If that last-wicket stand – which came at close to eight runs an over – was an outlier event in a match where the runs came at just under 4.3 while 19 wickets fell in 87.2 overs, there was another earlier in the day – Rahul’s 73 off 70 balls.

It was a conditions-defying innings, because this pitch was difficult in multiple ways, with the spinners enjoying natural variation and the fast bowlers getting inconsistent bounce.

The help for the spinners was evident as early as the fourth over, when Mehidy ripped his first ball past Shikhar Dhawan’s outside edge before dismissing him in his next over with one that kept going with the angle to defeat the reverse sweep and ricochet onto the stumps off chest and glove.

Shakib came on as soon as the first powerplay ended, and struck with his second ball. He delivered it with plenty of undercut to try and exploit the inconsistent turn, and Rohit, playing for turn, was bowled between bat and pad. Until then, the India captain had looked fluent, getting to 27 at close to a run a ball with four fours – including two gorgeous back-foot punches – and a pulled six.

Two balls after dismissing Rohit, Shakib had his second, slowing his pace down to induce an uppish drive from Virat Kohli, but the ball went clean off the middle of the bat and would have run away for four had Litton, diving full-length to his right at short extra-cover, not plucked it out of the air one-handed.

From 49 for 3, India recovered through two partnerships that were cut short just as they promised to grow into substantial proportions. Shreyas Iyer made 24 and seemed to be carrying on the form he showed on the New Zealand tour, only to fall to the short ball; Ebadot gaining extra bounce to produce the top-edge as the batter looked to drag a pull from outside off stump.

Washington was then part of a fifth-wicket stand of 60 off 75 balls, but most of the run-scoring came from Rahul’s end. When Washington attempted to break free – he faced 43 balls and didn’t hit a boundary – he reverse-swept Shakib straight to backward point.

India were playing four allrounders including Washington, which gave them plenty of notional depth, but as things turned out, Nos. 7, 8 and 9 lasted just 10 balls between them.

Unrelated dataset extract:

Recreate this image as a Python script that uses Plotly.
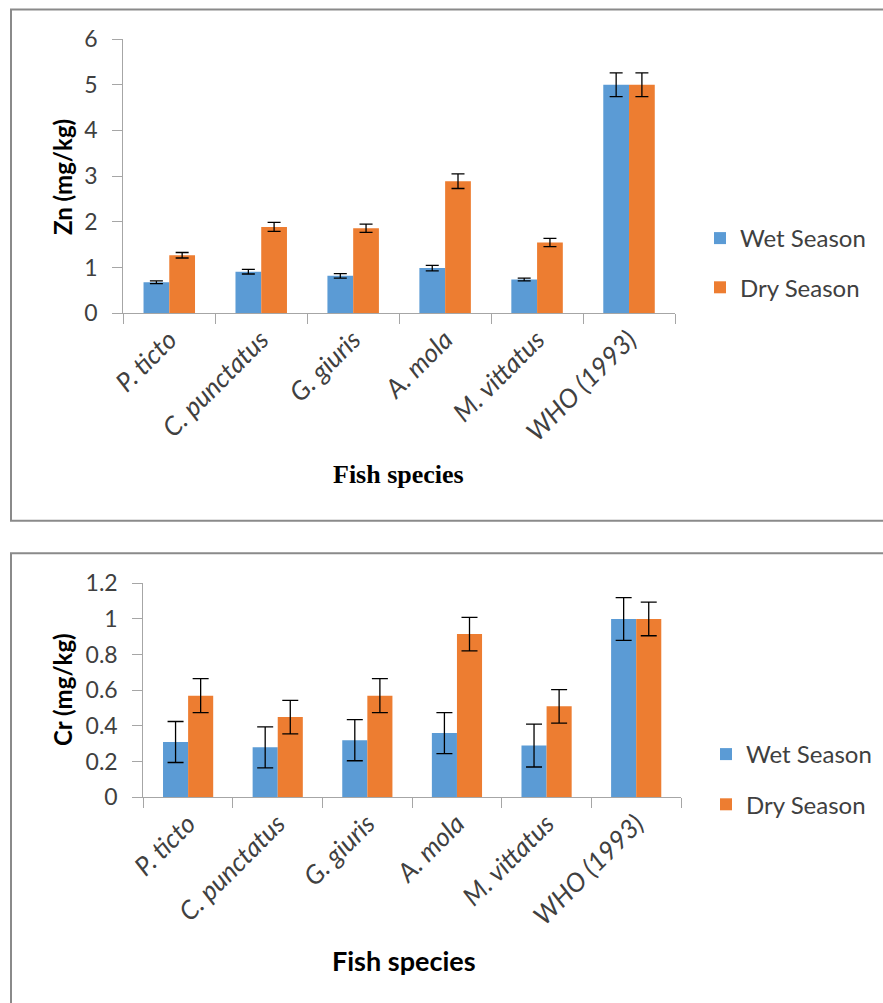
import plotly.graph_objects as go

species = ["P. ticto", "C. punctatus", "G. giuris", "A. mola", "M. vittatus", "WHO (1993)"]

zn_wet = [0.68, 0.91, 0.82, 0.99, 0.74, 5.0]
zn_wet_err = [0.03, 0.05, 0.05, 0.06, 0.03, 0.26]
zn_dry = [1.27, 1.89, 1.86, 2.89, 1.55, 5.0]
zn_dry_err = [0.06, 0.10, 0.09, 0.16, 0.09, 0.26]

cr_wet = [0.31, 0.28, 0.32, 0.36, 0.29, 1.0]
cr_wet_err = [0.115, 0.115, 0.115, 0.115, 0.12, 0.12]
cr_dry = [0.57, 0.45, 0.57, 0.915, 0.51, 1.0]
cr_dry_err = [0.095, 0.094, 0.095, 0.094, 0.094, 0.094]

zn_ticks = [0, 1, 2, 3, 4, 5, 6]
cr_ticks = [0, 0.2, 0.4, 0.6, 0.8, 1.0, 1.2]
cr_ticktext = ["0", "0.2", "0.4", "0.6", "0.8", "1", "1.2"]

BLUE = "#5B9BD5"
ORANGE = "#ED7D31"
W, H = 883, 1003
FONT = "Lato"
TXT = "#404040"
AX = "#a6a6a6"


def px(x):
    return x / W


def py(y):
    return 1 - y / H


fig = go.Figure()

# Top chart (Zn)
fig.add_trace(go.Bar(x=species, y=zn_wet, name="Wet Season", marker=dict(color=BLUE, line=dict(width=0)),
                     error_y=dict(type="data", array=zn_wet_err, color="black", thickness=1.3, width=6.5),
                     xaxis="x", yaxis="y", legend="legend", legendgroup="a"))
fig.add_trace(go.Bar(x=species, y=zn_dry, name="Dry Season", marker=dict(color=ORANGE, line=dict(width=0)),
                     error_y=dict(type="data", array=zn_dry_err, color="black", thickness=1.3, width=6.5),
                     xaxis="x", yaxis="y", legend="legend", legendgroup="b"))
# Bottom chart (Cr)
fig.add_trace(go.Bar(x=species, y=cr_wet, name="Wet Season", marker=dict(color=BLUE, line=dict(width=0)),
                     error_y=dict(type="data", array=cr_wet_err, color="black", thickness=1.3, width=8),
                     xaxis="x2", yaxis="y2", legend="legend2", legendgroup="c"))
fig.add_trace(go.Bar(x=species, y=cr_dry, name="Dry Season", marker=dict(color=ORANGE, line=dict(width=0)),
                     error_y=dict(type="data", array=cr_dry_err, color="black", thickness=1.3, width=8),
                     xaxis="x2", yaxis="y2", legend="legend2", legendgroup="d"))

common_x = dict(type="category", showline=True, linecolor=AX, linewidth=1, ticks="outside",
                tickson="boundaries", ticklen=10, tickcolor=AX, tickangle=-45, automargin=False,
                tickfont=dict(family=FONT, size=26, color=TXT, style="italic"),
                showgrid=False, zeroline=False, fixedrange=True)
common_y = dict(showline=True, linecolor=AX, linewidth=1, ticks="outside", ticklen=10, tickcolor=AX,
                tickfont=dict(family=FONT, size=23, color=TXT), showgrid=False, zeroline=False,
                fixedrange=True, ticklabelstandoff=10, automargin=False)

fig.update_layout(
    width=W, height=H, margin=dict(l=0, r=0, t=0, b=0, autoexpand=False),
    paper_bgcolor="white", plot_bgcolor="white",
    barmode="group", bargap=0.44, bargroupgap=0,
    xaxis=dict(domain=[px(123.3), px(675)], anchor="y", **common_x),
    yaxis=dict(domain=[py(313.3), py(39)], anchor="x", range=[0, 6], tickvals=zn_ticks, **common_y),
    xaxis2=dict(domain=[px(143.3), px(681)], anchor="y2", **common_x),
    yaxis2=dict(domain=[py(797.3), py(583.3)], anchor="x2", range=[0, 1.2], tickvals=cr_ticks,
                ticktext=cr_ticktext, **common_y),
    legend=dict(x=px(700), y=py(216), xanchor="left", yanchor="top", traceorder="grouped",
                tracegroupgap=15, font=dict(family=FONT, size=24, color=TXT), bgcolor="rgba(0,0,0,0)"),
    legend2=dict(x=px(706), y=py(732), xanchor="left", yanchor="top", traceorder="grouped",
                 tracegroupgap=16, font=dict(family=FONT, size=24, color=TXT), bgcolor="rgba(0,0,0,0)"),
    shapes=[
        dict(type="rect", xref="paper", yref="paper", x0=px(11), x1=px(900), y0=py(520.7), y1=py(9.5),
             line=dict(color="#8a8a8a", width=2), fillcolor="rgba(0,0,0,0)", layer="below"),
        dict(type="rect", xref="paper", yref="paper", x0=px(11), x1=px(900), y0=py(1030), y1=py(553.3),
             line=dict(color="#8a8a8a", width=2), fillcolor="rgba(0,0,0,0)", layer="below"),
    ],
    annotations=[
        dict(text="<b>Zn (mg/kg)</b>", xref="paper", yref="paper", x=px(62), y=py(177), textangle=-90,
             showarrow=False, font=dict(family=FONT, size=24, color="black"), xanchor="center", yanchor="middle"),
        dict(text="<b>Cr (mg/kg)</b>", xref="paper", yref="paper", x=px(62), y=py(690), textangle=-90,
             showarrow=False, font=dict(family=FONT, size=24, color="black"), xanchor="center", yanchor="middle"),
        dict(text="<b>Fish species</b>", xref="paper", yref="paper", x=px(398), y=py(475),
             showarrow=False, font=dict(family="Liberation Serif", size=26, color="black"),
             xanchor="center", yanchor="middle"),
        dict(text="<b>Fish species</b>", xref="paper", yref="paper", x=px(404), y=py(960),
             showarrow=False, font=dict(family=FONT, size=27, color="black"),
             xanchor="center", yanchor="middle"),
    ],
)

fig.write_html("out.html")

Shakib caught Shahbaz Ahmed at cover, off Ebadot, and dismissed the other two, and those two wickets showed just how tricky it was to face him on this pitch.

Both balls pitched in roughly the same area, on a good length and close to off stump with a bit of initial in-drift, and Thakur and Chahar offered roughly similar defensive responses, only for the former to be bowled past the outside edge and the latter to be lbw, beaten on the inside edge.

All this while, Rahul had looked significantly more secure than any of his team-mates, and had given the Bangladesh bowlers little room for error with their lengths, sweeping productively against the spinners and pouncing on the pull and cut when the quicks had dropped marginally short.

With India eight down, he played the shot of his innings, extending his follow-through ever so slightly on a drive to loft Ebadot over mid-off and onto the boundary cushions. Two balls later, Rahul stepped across to help the ball to the fine-leg boundary. India were into the 170s now and still only in the 40th over of their innings.

Their hopes of going past 200, however, crashed in the same over, as Ebadot pounded the pitch with another short ball; Rahul took on the pull, but the ball got big on him, and that was that. Ebadot ended the innings in his next over, another short ball completing a maiden four-wicket haul in just his second ODI.